My favourite interaction is, as always, H/W and Lestrade. The way they play the little trick on him with the rug and the concealed compartment under the floor (snorting Jeremy!) by appealing to his professional vanity is so mischievious and adorable and you really feel the tension whether they will put things back before he returns.

The last shot was, of course, Jeremy's idea. Holmes is often much more puckish than people make credit for, so for me, it works.

Date: 2012-09-30 11:17 am (UTC)
From: [identity profile] thesmallhobbit.livejournal.com
Or maybe the letter wasn't as innocent as she claimed?

Date: 2012-09-30 11:28 am (UTC)
From: [identity profile] tweedisgood.livejournal.com
Possible, but Lucas didn't see that shocked by it. I think we're talking Double Standards here...

Date: 2012-09-30 11:44 am (UTC)
From: [identity profile] thesmallhobbit.livejournal.com
I don't dispute the double standards that were prevalent in Victorian society (and continue). However, if Lucas was as good at his job as his reputation would lead us to believe, would he have shown that he was shocked?

Date: 2012-09-30 11:49 am (UTC)
From: [identity profile] tweedisgood.livejournal.com
Perhaps not, but I usually prefer to give the woman the benefit of the doubt, given said double standards. I could see it go either way in 'reality'.

Date: 2012-09-30 11:56 am (UTC)
From: [identity profile] thesmallhobbit.livejournal.com
I would too normally, but in this case I just don't quite believe her. She's an intelligent woman, and although her husband does not discuss politics with her, she cannot fail to be aware of the importance of what she has taken. Even knowing how serious the loss is she refuses to trust Holmes. I'm going for an affaire with a married man.

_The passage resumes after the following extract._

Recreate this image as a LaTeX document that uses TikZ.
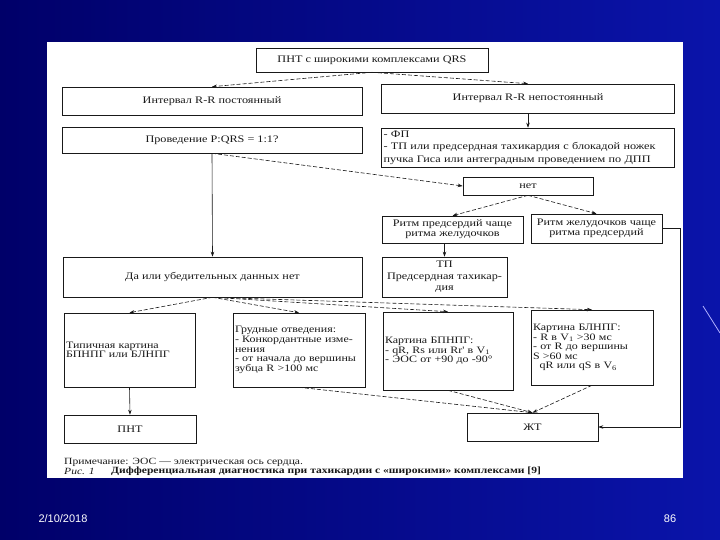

Date: 2012-09-30 01:58 pm (UTC)
From: [identity profile] tweedisgood.livejournal.com
But, before her marriage, so unless it was one of his friends or political enemies, still none of his business. Hmm, well, you never know.

Date: 2012-09-30 11:21 am (UTC)
From: [identity profile] thesmallhobbit.livejournal.com
I always enjoy watching the horses in the Granada series. On this occasion there are a pair of black horses, where one is clearly objecting to the other. We see them first pulling a cab and later pulling the police wagon.

My favourite line (since I discovered I could quite happily ship Watson/Lestrade in this version as well) is when Watson says "I have got to know Lestrade quite well." Of course you have.

I thought Holmes' leap was totally in character.

Date: 2012-09-30 12:06 pm (UTC)
From: [identity profile] bwblack.livejournal.com
I caught that line as well. I thought it was grand!

Date: 2012-10-07 11:35 pm (UTC)
From: [identity profile] flawedamythyst.livejournal.com
I loved how excited they are about this case the whole time. It really gives the impression of 'solving cases is completely exhilarating and shedloads of fun even when it's deadly serious'. I think the leap at the end was part of that.

(Nice contrast to last time's utter direness, with all the 'must solve this case, getting nightmare visions about it' and the sense that no one was having any fun, least of all the viewer.)